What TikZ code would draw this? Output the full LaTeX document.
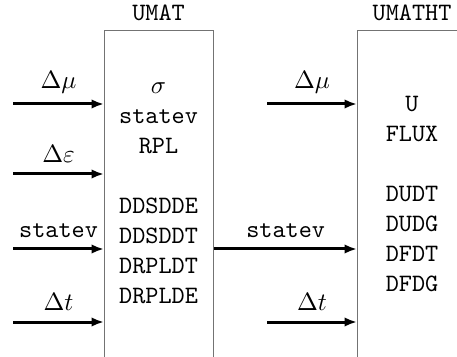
\documentclass[tikz,border=0pt]{standalone}
\usetikzlibrary{arrows.meta}
\tikzset{
  routine/.style={draw=black!55, line width=0.5pt, anchor=north west, minimum height=140pt, inner sep=0pt},
  signal/.style={->, line width=1.2pt},
  outlist/.style={font=\ttfamily, align=center},
}
\begin{document}
\begin{tikzpicture}[x=0.4pt, y=-0.4pt, >={Latex[length=5pt,width=3.8pt]}]
  \useasboundingbox (0,0) rectangle (457,357);
  \clip (0,0) rectangle (457,357);

  % Routine UMAT
  \node[routine, minimum width=43.6pt] (umat) at (104,30) {};
  \node[font=\ttfamily] (umatname) at (158.5,13) {UMAT};
  \node[outlist] (umatout) at (158.5,193) {$\sigma$\\statev\\RPL\\[12pt]DDSDDE\\DDSDDT\\DRPLDT\\DRPLDE};

  % Eingaenge UMAT
  \coordinate (inmu) at (13,104);
  \coordinate (ineps) at (13,174);
  \coordinate (insv) at (13,249);
  \coordinate (indt) at (13,322);
  \draw[signal] (inmu) -- (inmu -| umat.west) node[midway,above=0.5pt] {$\Delta\mu$};
  \draw[signal] (ineps) -- (ineps -| umat.west) node[midway,above=0.5pt] {$\Delta\varepsilon$};
  \draw[signal] (insv) -- (insv -| umat.west) node[midway,above=0.5pt] {\ttfamily statev};
  \draw[signal] (indt) -- (indt -| umat.west) node[midway,above=0.5pt] {$\Delta t$};

  % Routine UMATHT
  \node[routine, minimum width=44pt] (umatht) at (357,30) {};
  \node[font=\ttfamily] (umathtname) at (412,13) {UMATHT};
  \node[outlist] (umathtout) at (412,194) {U\\FLUX\\[12pt]DUDT\\DUDG\\DFDT\\DFDG};

  % Eingaenge UMATHT
  \coordinate (htmu) at (267,104);
  \coordinate (htdt) at (267,322);
  \draw[signal] (htmu) -- (htmu -| umatht.west) node[midway,above=0.5pt] {$\Delta\mu$};
  \draw[signal] (umat.east |- insv) -- (umatht.west |- insv) node[midway,above=0.5pt] {\ttfamily statev};
  \draw[signal] (htdt) -- (htdt -| umatht.west) node[midway,above=0.5pt] {$\Delta t$};
\end{tikzpicture}
\end{document}
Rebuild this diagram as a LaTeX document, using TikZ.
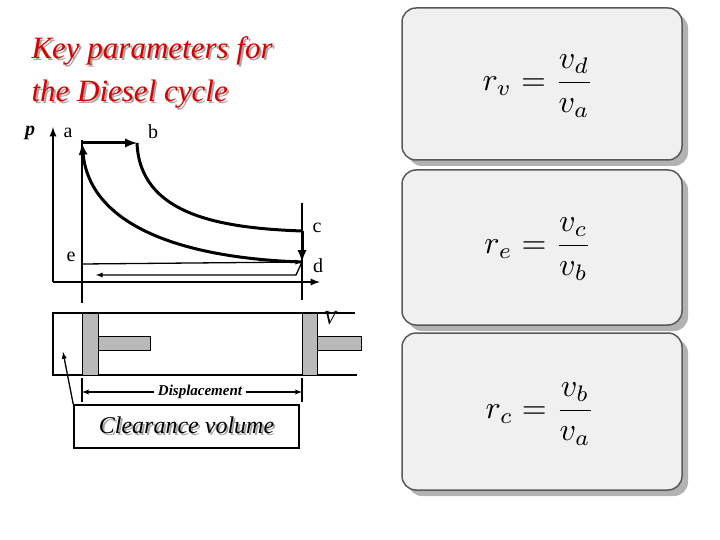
\documentclass[tikz,border=0pt]{standalone}
\usepackage{fontspec}
\setmainfont{Liberation Serif}
\newcommand{\shadowtxt}[1]{\rlap{\hspace{2pt}\raisebox{-2pt}{\color{gray!70}#1}}#1}
\begin{document}
\begin{tikzpicture}[x=1pt,y=-1pt,
  thick line/.style={line width=3pt},
  thin line/.style={line width=1.3pt},
  lbl/.style={font=\fontsize{20}{22}\selectfont},
  panel/.style={draw=gray!70!black,line width=1.5pt,rounded corners=14pt,fill=gray!12},
  shadowp/.style={fill=gray!60,rounded corners=14pt},
  piston/.style={fill=gray!55,draw=black,line width=1pt},
  eq/.style={scale=3.2},
  title/.style={font=\fontsize{31}{36}\selectfont\itshape,anchor=west,text=red!85!black}]
\useasboundingbox (0,0) rectangle (720,540);
% title
\node[title] (t1) at (28,52) {\shadowtxt{Key parameters for}};
\node[title] (t2) at (28,95) {\shadowtxt{the Diesel cycle}};
% axes
\coordinate (o) at (53,282);
\coordinate (ptop) at (53,127);
\coordinate (vend) at (320,282);
\draw[line width=2.2pt,-latex] (o) -- (ptop);
\draw[line width=2.2pt,-latex] (o) -- (vend);
\node[lbl,font=\fontsize{20}{22}\selectfont\bfseries\itshape] (p) at (30,133) {p};
% points
\coordinate (a) at (82,143);
\coordinate (b) at (137,143);
\coordinate (c) at (302,231);
\coordinate (d) at (302,262);
\coordinate (e) at (82,264);
\draw[thin line] (82,140) -- (82,303);
\draw[thin line] (302,203) -- (302,300);
\draw[thick line,-latex] (a) -- (b);
\draw[thick line] (b) .. controls (140,215) and (220,228) .. (c);
\draw[thick line,-latex] (c) -- (d);
\draw[thick line,-latex] (d) .. controls (180,258) and (90,225) .. (a);
\draw[thin line,-latex] (e) -- (d);
\coordinate (r1) at (296,275);
\coordinate (r2) at (96,275);
\draw[thin line,-latex] (d) -- (r1) -- (r2);
\node[lbl] (la) at (68,133) {a};
\node[lbl] (lb) at (153,132) {b};
\node[lbl] (lc) at (317,228) {c};
\node[lbl] (ld) at (318,266) {d};
\node[lbl] (le) at (71,257) {e};
% cylinder
\draw[line width=2.5pt] (355,313) -- (53,313) -- (53,375) -- (357,375);
\draw[piston] (82,313) rectangle (98,375);
\draw[piston] (98,336) rectangle (150,350);
\draw[piston] (302,313) rectangle (317,375);
\draw[piston] (317,336) rectangle (361,350);
\node[lbl,font=\fontsize{20}{22}\selectfont\itshape] (V) at (330,318) {V};
% displacement
\draw[thin line] (82,378) -- (82,402);
\draw[thin line] (302,378) -- (302,402);
\node[font=\fontsize{15}{17}\selectfont\bfseries\itshape] (disp) at (200,392) {Displacement};
\coordinate (dl) at (82,392);
\coordinate (dr) at (302,392);
\draw[thin line,-latex] (disp.west) -- (dl);
\draw[thin line,-latex] (disp.east) -- (dr);
% clearance
\node[draw,line width=1.5pt,minimum width=225pt,minimum height=43pt,font=\fontsize{24}{28}\selectfont\itshape] (cl) at (186.5,426.5) {\shadowtxt{Clearance volume}};
\coordinate (clp) at (63,352);
\draw[thin line,-latex] (cl.north west) -- (clp);
% panels
\foreach \yt/\yb/\n in {8/160/1,170/325/2,333/490/3}{
  \fill[shadowp] (408,\yt+6) rectangle (688,\yb+6);
  \draw[panel] (402,\yt) rectangle (682,\yb);
}
\node[eq] (e1) at (538,86) {$\displaystyle r_v=\frac{v_d}{v_a}$};
\node[eq] (e2) at (538,249) {$\displaystyle r_e=\frac{v_c}{v_b}$};
\node[eq] (e3) at (540,414) {$\displaystyle r_c=\frac{v_b}{v_a}$};
\end{tikzpicture}
\end{document}
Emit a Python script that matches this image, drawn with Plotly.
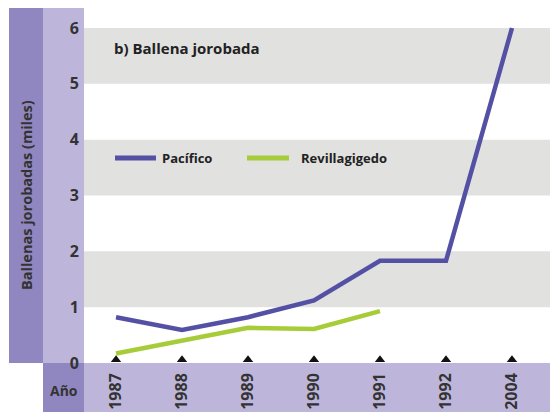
import plotly.graph_objects as go

# ---- data ----
years = ["1987", "1988", "1989", "1990", "1991", "1992", "2004"]
pacifico = [0.82, 0.59, 0.82, 1.12, 1.83, 1.83, 6.0]
revilla_years = ["1987", "1988", "1989", "1990", "1991"]
revillagigedo = [0.17, 0.41, 0.63, 0.61, 0.93]
y_ticks = [0, 1, 2, 3, 4, 5, 6]

W, H = 550, 412
def px(x):
    return x / W
def py(y):
    return 1 - y / H

DARK = "#9187c0"
LIGHT = "#bdb6da"
BAND = "#e1e1e0"
TXT = "#333333"
C_PAC = "#5450a4"
C_REV = "#a6cd39"
FONT = "Open Sans"

fig = go.Figure()

fig.add_trace(go.Scatter(x=years, y=pacifico, mode="lines", name="Pacífico",
                         line=dict(color=C_PAC, width=4.5), cliponaxis=False,
                         showlegend=False))
fig.add_trace(go.Scatter(x=revilla_years, y=revillagigedo, mode="lines",
                         name="Revillagigedo",
                         line=dict(color=C_REV, width=4.5), cliponaxis=False,
                         showlegend=False))

# tick markers (triangles)
x_left = -0.485
fig.add_trace(go.Scatter(x=[x_left + 0.035] * 6, y=y_ticks[1:], mode="markers",
                         marker=dict(symbol="triangle-right", size=8, color="#111111"),
                         cliponaxis=False, hoverinfo="skip", showlegend=False))
fig.add_trace(go.Scatter(x=years, y=[0.06] * len(years), mode="markers",
                         marker=dict(symbol="triangle-up", size=9, color="#111111"),
                         cliponaxis=False, hoverinfo="skip", showlegend=False))

shapes = []
# side panels
shapes.append(dict(type="rect", xref="paper", yref="paper", x0=px(9), x1=px(43),
                   y0=py(363), y1=py(8), fillcolor=DARK, line_width=0, layer="below"))
shapes.append(dict(type="rect", xref="paper", yref="paper", x0=px(43), x1=px(84),
                   y0=py(363), y1=py(8), fillcolor=LIGHT, line_width=0, layer="below"))
shapes.append(dict(type="rect", xref="paper", yref="paper", x0=px(43), x1=px(84),
                   y0=0, y1=py(363), fillcolor=DARK, line_width=0, layer="below"))
shapes.append(dict(type="rect", xref="paper", yref="paper", x0=px(84), x1=1,
                   y0=0, y1=py(363), fillcolor=LIGHT, line_width=0, layer="below"))
# gray bands
for lo in (1, 3, 5):
    shapes.append(dict(type="rect", xref="x domain", yref="y", x0=0, x1=1,
                       y0=lo, y1=lo + 1, fillcolor=BAND, line_width=0, layer="below"))
# legend samples
shapes.append(dict(type="line", xref="paper", yref="paper", x0=px(115), x1=px(156),
                   y0=py(158), y1=py(158), line=dict(color=C_PAC, width=5)))
shapes.append(dict(type="line", xref="paper", yref="paper", x0=px(247), x1=px(289),
                   y0=py(158), y1=py(158), line=dict(color=C_REV, width=5)))

annotations = [
    dict(text="b) Ballena jorobada", xref="paper", yref="paper", x=px(112), y=py(48),
         xanchor="left", yanchor="middle", showarrow=False,
         font=dict(family=FONT, size=15, color="#222222", weight=700)),
    dict(text="Pacífico", xref="paper", yref="paper", x=px(160), y=py(158),
         xanchor="left", yanchor="middle", showarrow=False,
         font=dict(family=FONT, size=13, color="#222222", weight=700)),
    dict(text="Revillagigedo", xref="paper", yref="paper", x=px(299), y=py(158),
         xanchor="left", yanchor="middle", showarrow=False,
         font=dict(family=FONT, size=13, color="#222222", weight=700)),
    dict(text="Ballenas jorobadas (miles)", xref="paper", yref="paper", x=px(26),
         y=py(195), xanchor="center", yanchor="middle", textangle=-90, showarrow=False,
         font=dict(family=FONT, size=14.5, color=TXT, weight=700)),
    dict(text="Año", xref="paper", yref="paper", x=px(64), y=py(390),
         xanchor="center", yanchor="middle", showarrow=False,
         font=dict(family=FONT, size=14, color=TXT, weight=700)),
]

fig.update_layout(
    width=W, height=H, autosize=False,
    margin=dict(l=0, r=0, t=0, b=0, pad=0),
    paper_bgcolor="white", plot_bgcolor="rgba(0,0,0,0)",
    shapes=shapes, annotations=annotations,
    xaxis=dict(type="category", categoryorder="array", categoryarray=years,
               range=[x_left, 6.576], domain=[px(84), 1], automargin=False,
               showgrid=False, zeroline=False, showline=False, ticks="",
               tickangle=-90, ticklabelstandoff=6,
               tickfont=dict(family=FONT, size=16, color=TXT, weight=700)),
    yaxis=dict(range=[0, 6.358], domain=[py(363), py(8)], automargin=False,
               tickvals=y_ticks, showgrid=False, zeroline=False, showline=False,
               ticks="", ticklabelstandoff=4,
               tickfont=dict(family=FONT, size=16, color=TXT, weight=700)),
)

post = "document.body.style.margin='0';document.body.style.overflow='hidden';"

fig.write_html("out.html", config={"displayModeBar": False}, post_script=post)
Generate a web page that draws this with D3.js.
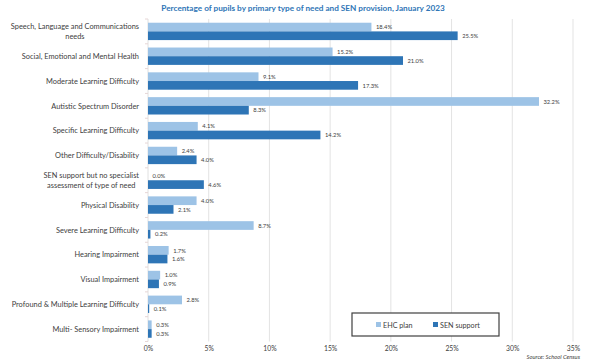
<!DOCTYPE html>
<html><head><meta charset="utf-8">
<script src="https://cdn.jsdelivr.net/npm/d3@7"></script>
<style>body{margin:0;background:#fff;} svg{display:block;font-family:Lato, "Open Sans", sans-serif;}</style>
</head><body>
<svg id="c" width="611" height="364"></svg>
<script>
const categories = [
  ["Speech, Language and Communications","needs"],
  ["Social, Emotional and Mental Health"],
  ["Moderate Learning Difficulty"],
  ["Autistic Spectrum Disorder"],
  ["Specific Learning Difficulty"],
  ["Other Difficulty/Disability"],
  ["SEN support but no specialist","assessment of type of need"],
  ["Physical Disability"],
  ["Severe Learning Difficulty"],
  ["Hearing Impairment"],
  ["Visual Impairment"],
  ["Profound & Multiple Learning Difficulty"],
  ["Multi- Sensory Impairment"]
];
const ehcPlan = [18.4,15.2,9.1,32.2,4.1,2.4,0.0,4.0,8.7,1.7,1.0,2.8,0.3];
const senSupport = [25.5,21.0,17.3,8.3,14.2,4.0,4.6,2.1,0.2,1.6,0.9,0.1,0.3];
const seriesNames = ["EHC plan","SEN support"];
const xTicks = [0,5,10,15,20,25,30,35];
const title = "Percentage of pupils by primary type of need and SEN provision, January 2023";
const source = "Source: School Census";
const colors = ["#9dc3e6","#2e75b6"];

const svg = d3.select("#c");
const pLeft = 148, pRight = 573, pTop = 19, pBottom = 341.5;
const x = d3.scaleLinear().domain([0,35]).range([pLeft,pRight]);
const y = d3.scaleBand().domain(d3.range(categories.length)).range([pTop,pBottom]).paddingInner(0.3).paddingOuter(0.15);
const sub = d3.scaleBand().domain([0,1]).range([0,y.bandwidth()]);

svg.append("text").attr("x",303).attr("y",11).attr("text-anchor","middle")
  .attr("font-size",8.2).attr("font-weight","bold").attr("fill","#2e75b6").text(title);

// grid
svg.append("g").selectAll("line").data(xTicks.slice(1)).join("line")
  .attr("x1",d=>x(d)).attr("x2",d=>x(d)).attr("y1",pTop).attr("y2",pBottom)
  .attr("stroke","#e3e3e3").attr("stroke-width",1);
svg.append("line").attr("x1",x(0)).attr("x2",x(0)).attr("y1",pTop).attr("y2",pBottom)
  .attr("stroke","#e0e0e0");
// category boundary ticks
const step = (pBottom-pTop)/categories.length;
svg.append("g").selectAll("line").data(d3.range(categories.length+1)).join("line")
  .attr("x1",x(0)-3).attr("x2",x(0)).attr("y1",d=>pTop+d*step).attr("y2",d=>pTop+d*step)
  .attr("stroke","#e6d6d6");

// axis
const ax = svg.append("g").attr("transform",`translate(0,${pBottom})`)
  .call(d3.axisBottom(x).tickValues(xTicks).tickFormat(d=>d+"%").tickSize(0).tickPadding(5));
ax.select(".domain").remove();
ax.selectAll("text").attr("font-size",6.8).attr("fill","#404040").attr("font-family","Lato, sans-serif");

// bars
const data = [ehcPlan, senSupport];
data.forEach((vals,si)=>{
  const g = svg.append("g");
  g.selectAll("rect").data(vals).join("rect")
    .attr("x",x(0)).attr("y",(d,i)=>y(i)+sub(si)).attr("height",sub.bandwidth())
    .attr("width",d=>Math.max(0,x(d)-x(0))).attr("fill",colors[si]);
  g.selectAll("text").data(vals).join("text")
    .attr("x",d=>x(d)+4.5).attr("y",(d,i)=>y(i)+sub(si)+sub.bandwidth()/2+2.2)
    .attr("font-size",5.8).attr("fill","#404040").text(d=>d.toFixed(1)+"%");
});

// category labels
categories.forEach((lines,i)=>{
  const cy = y(i)+y.bandwidth()/2;
  const lh = 10.2;
  const g = svg.append("g");
  const ts = lines.map((l,k)=>g.append("text").attr("font-size",7.4).attr("fill","#404040")
      .attr("y",cy+(k-(lines.length-1)/2)*lh+2.8).text(l));
  const widths = ts.map(t=>t.node().getComputedTextLength());
  const maxW = d3.max(widths);
  const cx = 139 - maxW/2;
  ts.forEach(t=>t.attr("x",cx).attr("text-anchor","middle"));
});

// legend
svg.append("rect").attr("x",352).attr("y",313).attr("width",147).attr("height",23)
  .attr("fill","#fff").attr("stroke","#404040").attr("stroke-width",1.2);
const lg = [[376,seriesNames[0]],[433,seriesNames[1]]];
lg.forEach(([lx,name],i)=>{
  svg.append("rect").attr("x",lx).attr("y",322).attr("width",5).attr("height",5).attr("fill",colors[i]);
  svg.append("text").attr("x",lx+7).attr("y",327.5).attr("font-size",7.2).attr("fill","#404040").text(name);
});

svg.append("text").attr("x",580).attr("y",359).attr("text-anchor","end").attr("font-size",5.8)
  .attr("font-style","italic").attr("fill","#404040").text(source);
</script>
</body></html>
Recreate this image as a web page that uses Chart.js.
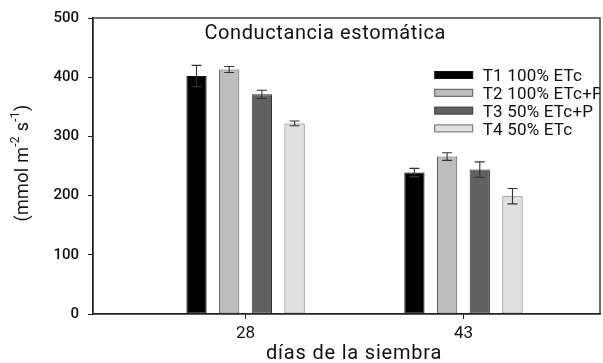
------------------------
Set the lines above down again, word for word, from the first through the one containing "(umathtout) at (412,194)"; pictures excluded.

[Expected answer]:
What TikZ code would draw this? Output the full LaTeX document.
\documentclass[tikz,border=0pt]{standalone}
\usetikzlibrary{arrows.meta}
\tikzset{
  routine/.style={draw=black!55, line width=0.5pt, anchor=north west, minimum height=140pt, inner sep=0pt},
  signal/.style={->, line width=1.2pt},
  outlist/.style={font=\ttfamily, align=center},
}
\begin{document}
\begin{tikzpicture}[x=0.4pt, y=-0.4pt, >={Latex[length=5pt,width=3.8pt]}]
  \useasboundingbox (0,0) rectangle (457,357);
  \clip (0,0) rectangle (457,357);

  % Routine UMAT
  \node[routine, minimum width=43.6pt] (umat) at (104,30) {};
  \node[font=\ttfamily] (umatname) at (158.5,13) {UMAT};
  \node[outlist] (umatout) at (158.5,193) {$\sigma$\\statev\\RPL\\[12pt]DDSDDE\\DDSDDT\\DRPLDT\\DRPLDE};

  % Eingaenge UMAT
  \coordinate (inmu) at (13,104);
  \coordinate (ineps) at (13,174);
  \coordinate (insv) at (13,249);
  \coordinate (indt) at (13,322);
  \draw[signal] (inmu) -- (inmu -| umat.west) node[midway,above=0.5pt] {$\Delta\mu$};
  \draw[signal] (ineps) -- (ineps -| umat.west) node[midway,above=0.5pt] {$\Delta\varepsilon$};
  \draw[signal] (insv) -- (insv -| umat.west) node[midway,above=0.5pt] {\ttfamily statev};
  \draw[signal] (indt) -- (indt -| umat.west) node[midway,above=0.5pt] {$\Delta t$};

  % Routine UMATHT
  \node[routine, minimum width=44pt] (umatht) at (357,30) {};
  \node[font=\ttfamily] (umathtname) at (412,13) {UMATHT};
  \node[outlist] (umathtout) at (412,194) {U\\FLUX\\[12pt]DUDT\\DUDG\\DFDT\\DFDG};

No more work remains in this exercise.